Ah, yes, I remember it well -- and how thrilled I was to see Dietrich in person after admiring her sultry performances in films like Destry Rides Again, The Flame of New Orleans, Golden Earrings, Stage Fright, Seven Sinners, The Spoilers, Pittsburgh, Touch of Evil and Rancho Notorious. The list of her leading men reads like a Hollywood “Who’s Who” of A-list male actors -- Gary Cooper, James Stewart, Cary Grant, John Wayne, Randolph Scott, Tyrone Power, Ronald Colman, Fred MacMurray and Ray Milland. But Dietrich’s defining role came early in her career -- and not in a Hollywood production. She played Lola Lola, a seductive vamp, in Josef Von Sternberg’s German film, The Blue Angel, which became an international success. Prior to the film’s release in 1930, Dietrich signed a contract with Paramount. Arriving in Hollywood, she was still under the influence of director Von Sternberg, who molded her into a woman of mystery with a persona similar to the woman she portrayed in his film.       

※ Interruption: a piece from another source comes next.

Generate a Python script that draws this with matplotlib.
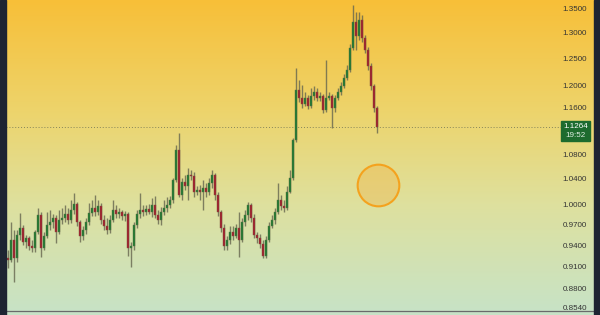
import numpy as np
import matplotlib
matplotlib.use("Agg")
import matplotlib.pyplot as plt
from matplotlib.patches import Rectangle
from matplotlib.colors import LinearSegmentedColormap

# candle data (one candle every ~3px)
first_open = 0.922
closes = [0.919, 0.947, 0.922, 0.955, 0.965, 0.944, 0.950, 0.939, 0.936, 0.959,
          0.984, 0.936, 0.953, 0.969, 0.974, 0.980, 0.959, 0.977, 0.980, 0.986,
          0.977, 0.992, 1.001, 0.974, 0.953, 0.962, 0.974, 0.987, 0.995, 0.989,
          0.998, 0.977, 0.968, 0.962, 0.977, 0.992, 0.986, 0.989, 0.983, 0.986,
          0.936, 0.939, 0.969, 0.986, 0.992, 0.989, 0.993, 0.989, 0.999, 0.984,
          0.977, 0.989, 0.995, 0.999, 1.007, 1.038, 1.087, 1.015, 1.035, 1.029,
          1.046, 1.044, 1.020, 1.023, 1.020, 1.026, 1.020, 1.033, 1.046, 1.015,
          0.989, 0.965, 0.939, 0.947, 0.959, 0.953, 0.965, 0.947, 0.974, 0.984,
          0.999, 0.980, 0.955, 0.950, 0.941, 0.924, 0.947, 0.968, 0.977, 0.989,
          1.007, 0.998, 0.995, 1.020, 1.041, 1.104, 1.191, 1.177, 1.166, 1.177,
          1.162, 1.180, 1.187, 1.177, 1.180, 1.155, 1.177, 1.180, 1.159, 1.177,
          1.187, 1.198, 1.213, 1.228, 1.270, 1.322, 1.294, 1.326, 1.290, 1.266,
          1.236, 1.198, 1.159, 1.1264]
highs = [0.933, 0.974, 0.962, 0.962, 0.987, 0.969, 0.955, 0.953, 0.947, 0.962,
         0.995, 0.989, 0.959, 0.989, 0.992, 0.986, 0.984, 0.992, 0.995, 0.999,
         0.995, 1.007, 1.018, 1.004, 0.977, 0.968, 0.980, 1.002, 1.007, 1.015,
         1.007, 1.002, 0.984, 0.980, 0.984, 1.007, 0.999, 0.995, 0.992, 0.990,
         0.989, 0.944, 0.974, 0.992, 1.018, 0.999, 0.999, 1.001, 1.010, 1.013,
         0.992, 0.996, 1.007, 1.012, 1.013, 1.041, 1.095, 1.115, 1.041, 1.046,
         1.057, 1.054, 1.051, 1.029, 1.030, 1.038, 1.033, 1.041, 1.054, 1.049,
         1.020, 0.992, 0.971, 0.953, 0.968, 0.968, 0.971, 0.989, 0.980, 0.992,
         1.004, 1.002, 0.986, 0.959, 0.956, 0.947, 0.953, 0.974, 0.984, 0.995,
         1.033, 1.015, 1.007, 1.029, 1.054, 1.107, 1.232, 1.210, 1.200, 1.188,
         1.182, 1.195, 1.198, 1.195, 1.188, 1.184, 1.247, 1.188, 1.184, 1.182,
         1.195, 1.206, 1.221, 1.238, 1.278, 1.356, 1.342, 1.342, 1.336, 1.296,
         1.272, 1.241, 1.202, 1.162]
lows = [0.908, 0.916, 0.888, 0.916, 0.947, 0.940, 0.936, 0.933, 0.930, 0.930,
        0.956, 0.923, 0.933, 0.950, 0.962, 0.965, 0.943, 0.956, 0.971, 0.974,
        0.971, 0.972, 0.986, 0.968, 0.944, 0.947, 0.956, 0.969, 0.983, 0.983,
        0.984, 0.971, 0.962, 0.956, 0.958, 0.974, 0.980, 0.980, 0.977, 0.975,
        0.925, 0.909, 0.933, 0.965, 0.980, 0.983, 0.984, 0.986, 0.981, 0.980,
        0.971, 0.969, 0.984, 0.989, 0.995, 1.002, 1.035, 1.012, 1.007, 1.023,
        1.007, 1.038, 1.012, 1.014, 1.007, 0.992, 1.012, 1.014, 1.026, 1.007,
        0.983, 0.959, 0.933, 0.933, 0.941, 0.947, 0.950, 0.923, 0.944, 0.968,
        0.977, 0.974, 0.950, 0.943, 0.936, 0.922, 0.922, 0.944, 0.965, 0.971,
        0.986, 0.992, 0.989, 0.992, 1.017, 1.038, 1.100, 1.169, 1.159, 1.162,
        1.157, 1.159, 1.173, 1.171, 1.171, 1.150, 1.152, 1.173, 1.124, 1.152,
        1.173, 1.182, 1.195, 1.210, 1.224, 1.266, 1.266, 1.286, 1.282, 1.261,
        1.228, 1.191, 1.152, 1.115]
opens = [first_open] + closes[:-1]

price_ticks = [1.35, 1.30, 1.25, 1.20, 1.16, 1.08, 1.04, 1.00, 0.97, 0.94, 0.91, 0.88, 0.854]
last_price = 1.1264
last_time = "19:52"
circle_idx = 123.3
circle_price = 1.030

W, H = 600, 315
fig = plt.figure(figsize=(W / 100, H / 100), dpi=100)

# background gradient (orange top -> mint bottom)
bg = fig.add_axes([0, 0, 1, 1], zorder=0)
cmap = LinearSegmentedColormap.from_list("bg", [
    (0.0, (0.97, 0.75, 0.22)),
    (0.35, (0.93, 0.83, 0.42)),
    (0.65, (0.87, 0.88, 0.62)),
    (1.0, (0.78, 0.89, 0.78)),
])
bg.imshow(np.linspace(0, 1, 256).reshape(-1, 1), aspect="auto", cmap=cmap,
          extent=[0, 1, 0, 1], origin="upper")
bg.axis("off")
# dark side borders
fig.patches.append(Rectangle((0, 0), 6 / W, 1, transform=fig.transFigure,
                             color="#1e2432", zorder=5))
fig.patches.append(Rectangle((594 / W, 0), 6 / W, 1, transform=fig.transFigure,
                             color="#1e2432", zorder=5))

ax = fig.add_axes([6 / W, 4 / H, 588 / W, 311 / H], zorder=2)
ax.patch.set_alpha(0)
ax.set_yscale("log")
ax.set_ylim(0.8499, 1.3666)
ax.set_xlim(-0.667, 195.33)

idx = np.arange(len(closes))
o = np.array(opens)
c = np.array(closes)
up = c >= o
ax.vlines(idx, lows, highs, color="#66664f", lw=1.0, alpha=0.8, zorder=3)
ax.bar(idx[up], (c - o)[up], bottom=o[up], width=0.8, color="#1f7a32",
       edgecolor="#5d6e45", linewidth=0.3, zorder=4)
ax.bar(idx[~up], (c - o)[~up], bottom=o[~up], width=0.8, color="#a3202e",
       edgecolor="#7a5040", linewidth=0.3, zorder=4)

# last price line and label
ax.axhline(last_price, xmin=0, xmax=(561 - 6) / 588, color="#85855a",
           lw=0.7, ls=(0, (1, 2)), zorder=2)
fig.patches.append(Rectangle((561 / W, 1 - 140.7 / H), 29 / W, 20 / H,
                             transform=fig.transFigure, color="#1d6b2e", zorder=6))
fig.text(575.5 / W, 1 - 126.2 / H, f"{last_price:.4f}", color="white", fontsize=5.8,
         family="Liberation Sans", ha="center", va="center", zorder=7)
fig.text(575.5 / W, 1 - 135.6 / H, last_time, color="#dfeee2", fontsize=5.8,
         family="Liberation Sans", ha="center", va="center", zorder=7)

# highlight circle
ax.scatter([circle_idx], [circle_price], s=900, facecolor=(0.96, 0.66, 0.2, 0.3),
           edgecolor="#f4a21e", linewidth=1.5, zorder=5)

ax.yaxis.tick_right()
ax.yaxis.set_minor_locator(matplotlib.ticker.NullLocator())
ax.set_yticks(price_ticks)
ax.set_yticklabels([f"{p:.4f}" for p in price_ticks])
ax.tick_params(axis="y", length=0, pad=-5, labelsize=5.8, labelcolor="#333333")
for lab in ax.get_yticklabels():
    lab.set_horizontalalignment("right")
    lab.set_family("Liberation Sans")
ax.set_xticks([])
for s in ["top", "left", "right"]:
    ax.spines[s].set_visible(False)
ax.spines["bottom"].set_color("#6a6a6a")
ax.spines["bottom"].set_linewidth(0.9)

fig.savefig("out.png", dpi=100)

Maria Magdelena Dietrich was born in Berlin on December 27, 1901. As a teenager, she studied the violin and hoped to play that instrument in concert halls. However, when she suffered a wrist injury, her plans changed. Dietrich joined a chorus line and toured with a musical revue for a while. Then, in 1922, she became a student at Max Reinhardt’s drama school. She played various roles on the stage and in German films, becoming very popular as a leading lady. In fact, many fans and critics compared her to the great Greta Garbo.

Although Dietrich married Rudolf Sieber, a Czech production assistant on Tragedy of Love, in 1925, she left her husband and their daughter Maria in Germany when she came to America. Sieber and Dietrich never divorced, but they lived apart most of the time -- even when Sieber and Maria moved to California. The most important man in Dietrich’s life seemed to be Von Sternberg, and her involvement with him led to an “alienation of affection” suit filed by the filmmaker’s wife. 

Because of her German roots, Nazi agents approached Dietrich in 1937 about returning to Germany and making films there. She refused and became an American citizen. All during World War II, Dietrich helped the war effort by entertaining U.S. troops, selling war bonds and making anti-Nazi broadcasts beamed into Germany. For her patriotic efforts, she was awarded the Medal of Freedom.

Dietrich’s success as a cabaret performer and recording artist almost matched her illustrious film career. Fans flocked to see her in such diverse parts of the world as London, Paris, Moscow, Tel Aviv, Las Vegas, New York and Berlin. In 1975, while doing a show in Sydney, Australia, Dietrich broke her leg and never appeared on stage again.

During her last years, Dietrich avoided public appearances, but she allowed her friend Maximilian Schell to put together her screen biography, Marlene (1984), in which she’s heard on tape but not seen on screen.  

When Dietrich died of kidney failure at age 90 in 1992, she was mourned throughout the world. Entertainment Weekly voted her the 43rd greatest movie star of all time, and Empire magazine named her one of filmdom’s 100 sexiest stars.